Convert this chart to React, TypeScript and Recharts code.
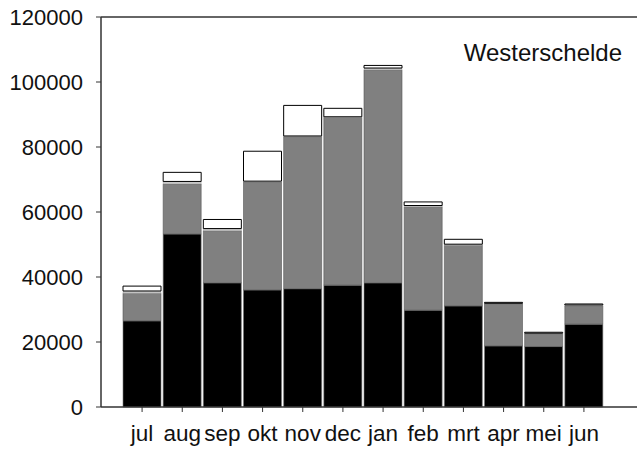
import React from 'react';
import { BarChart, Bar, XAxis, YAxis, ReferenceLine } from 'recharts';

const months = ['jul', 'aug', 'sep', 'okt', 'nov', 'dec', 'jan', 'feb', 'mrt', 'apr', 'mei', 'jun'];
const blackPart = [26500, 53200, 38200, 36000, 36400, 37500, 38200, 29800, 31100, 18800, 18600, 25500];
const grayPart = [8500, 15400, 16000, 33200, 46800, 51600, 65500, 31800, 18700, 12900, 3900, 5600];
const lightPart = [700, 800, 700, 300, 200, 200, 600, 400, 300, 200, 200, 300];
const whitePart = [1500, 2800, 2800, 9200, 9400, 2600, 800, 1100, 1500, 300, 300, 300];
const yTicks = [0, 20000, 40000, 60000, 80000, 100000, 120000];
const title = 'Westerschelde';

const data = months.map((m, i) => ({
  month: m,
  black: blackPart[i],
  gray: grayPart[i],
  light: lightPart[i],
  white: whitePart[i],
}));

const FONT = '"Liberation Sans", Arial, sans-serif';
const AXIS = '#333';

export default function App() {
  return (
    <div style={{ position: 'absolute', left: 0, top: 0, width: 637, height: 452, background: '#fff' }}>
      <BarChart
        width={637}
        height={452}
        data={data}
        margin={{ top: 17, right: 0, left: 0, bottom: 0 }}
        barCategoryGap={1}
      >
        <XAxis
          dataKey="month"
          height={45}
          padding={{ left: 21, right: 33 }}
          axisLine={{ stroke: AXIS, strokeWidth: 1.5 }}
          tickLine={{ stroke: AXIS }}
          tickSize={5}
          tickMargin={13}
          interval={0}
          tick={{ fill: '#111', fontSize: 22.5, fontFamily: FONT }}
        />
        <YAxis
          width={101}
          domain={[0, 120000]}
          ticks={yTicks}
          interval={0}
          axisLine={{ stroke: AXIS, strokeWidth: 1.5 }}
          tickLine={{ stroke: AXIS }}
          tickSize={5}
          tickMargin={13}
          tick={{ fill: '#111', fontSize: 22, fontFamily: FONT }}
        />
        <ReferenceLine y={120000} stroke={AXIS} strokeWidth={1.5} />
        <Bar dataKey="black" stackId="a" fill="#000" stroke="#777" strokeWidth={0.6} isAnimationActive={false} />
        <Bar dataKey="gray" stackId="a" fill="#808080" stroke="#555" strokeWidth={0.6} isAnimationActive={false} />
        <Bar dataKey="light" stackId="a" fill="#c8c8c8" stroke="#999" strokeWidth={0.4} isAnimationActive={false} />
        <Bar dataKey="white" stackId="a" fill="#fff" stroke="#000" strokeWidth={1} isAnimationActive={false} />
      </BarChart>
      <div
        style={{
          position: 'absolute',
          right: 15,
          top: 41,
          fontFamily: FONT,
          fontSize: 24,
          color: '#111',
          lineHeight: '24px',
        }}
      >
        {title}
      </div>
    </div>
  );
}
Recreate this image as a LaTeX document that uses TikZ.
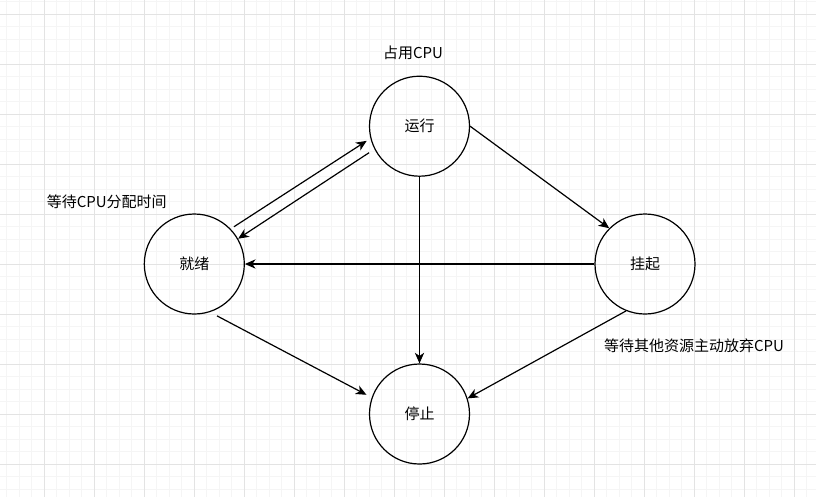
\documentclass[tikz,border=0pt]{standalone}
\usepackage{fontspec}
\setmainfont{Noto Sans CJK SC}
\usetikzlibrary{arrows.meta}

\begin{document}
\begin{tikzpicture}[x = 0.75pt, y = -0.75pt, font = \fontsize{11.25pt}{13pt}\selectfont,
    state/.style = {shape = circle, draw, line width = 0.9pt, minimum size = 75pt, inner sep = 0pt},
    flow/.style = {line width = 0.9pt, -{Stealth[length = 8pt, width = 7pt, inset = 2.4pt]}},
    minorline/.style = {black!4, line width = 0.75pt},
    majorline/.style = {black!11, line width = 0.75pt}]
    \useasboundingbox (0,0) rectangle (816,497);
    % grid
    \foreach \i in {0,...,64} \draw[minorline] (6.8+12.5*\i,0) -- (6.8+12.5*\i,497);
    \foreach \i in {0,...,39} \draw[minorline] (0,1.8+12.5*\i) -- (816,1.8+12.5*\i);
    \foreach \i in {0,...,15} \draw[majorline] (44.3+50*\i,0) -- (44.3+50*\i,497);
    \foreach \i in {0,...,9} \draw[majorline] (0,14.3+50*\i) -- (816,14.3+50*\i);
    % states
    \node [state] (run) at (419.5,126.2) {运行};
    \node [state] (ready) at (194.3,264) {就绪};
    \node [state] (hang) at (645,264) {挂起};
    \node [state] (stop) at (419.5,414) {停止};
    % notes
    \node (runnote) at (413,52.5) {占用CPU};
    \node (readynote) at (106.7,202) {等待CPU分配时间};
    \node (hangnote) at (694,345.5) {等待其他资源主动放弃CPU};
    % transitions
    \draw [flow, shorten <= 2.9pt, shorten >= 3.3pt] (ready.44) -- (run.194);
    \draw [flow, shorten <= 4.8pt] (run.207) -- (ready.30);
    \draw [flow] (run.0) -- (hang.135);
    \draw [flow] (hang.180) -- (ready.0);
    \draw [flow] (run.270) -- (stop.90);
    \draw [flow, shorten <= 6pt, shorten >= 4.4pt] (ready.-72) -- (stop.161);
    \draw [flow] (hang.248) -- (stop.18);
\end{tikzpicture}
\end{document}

----

Copy only the lines running from the one that holds "Recreate this image" through the last line of the data, and include both of those lines. Do not copy any pictures.

Recreate this image as a LaTeX document that uses TikZ.
\documentclass[tikz,border=0pt]{standalone}
\usepackage{fontspec}
\setmainfont{Noto Sans CJK SC}
\usetikzlibrary{arrows.meta}

\begin{document}
\begin{tikzpicture}[x = 0.75pt, y = -0.75pt, font = \fontsize{11.25pt}{13pt}\selectfont,
    state/.style = {shape = circle, draw, line width = 0.9pt, minimum size = 75pt, inner sep = 0pt},
    flow/.style = {line width = 0.9pt, -{Stealth[length = 8pt, width = 7pt, inset = 2.4pt]}},
    minorline/.style = {black!4, line width = 0.75pt},
    majorline/.style = {black!11, line width = 0.75pt}]
    \useasboundingbox (0,0) rectangle (816,497);
    % grid
    \foreach \i in {0,...,64} \draw[minorline] (6.8+12.5*\i,0) -- (6.8+12.5*\i,497);
    \foreach \i in {0,...,39} \draw[minorline] (0,1.8+12.5*\i) -- (816,1.8+12.5*\i);
    \foreach \i in {0,...,15} \draw[majorline] (44.3+50*\i,0) -- (44.3+50*\i,497);
    \foreach \i in {0,...,9} \draw[majorline] (0,14.3+50*\i) -- (816,14.3+50*\i);
    % states
    \node [state] (run) at (419.5,126.2) {运行};
    \node [state] (ready) at (194.3,264) {就绪};
    \node [state] (hang) at (645,264) {挂起};
    \node [state] (stop) at (419.5,414) {停止};
    % notes
    \node (runnote) at (413,52.5) {占用CPU};
    \node (readynote) at (106.7,202) {等待CPU分配时间};
    \node (hangnote) at (694,345.5) {等待其他资源主动放弃CPU};
    % transitions
    \draw [flow, shorten <= 2.9pt, shorten >= 3.3pt] (ready.44) -- (run.194);
    \draw [flow, shorten <= 4.8pt] (run.207) -- (ready.30);
    \draw [flow] (run.0) -- (hang.135);
    \draw [flow] (hang.180) -- (ready.0);
    \draw [flow] (run.270) -- (stop.90);
    \draw [flow, shorten <= 6pt, shorten >= 4.4pt] (ready.-72) -- (stop.161);
    \draw [flow] (hang.248) -- (stop.18);
\end{tikzpicture}
\end{document}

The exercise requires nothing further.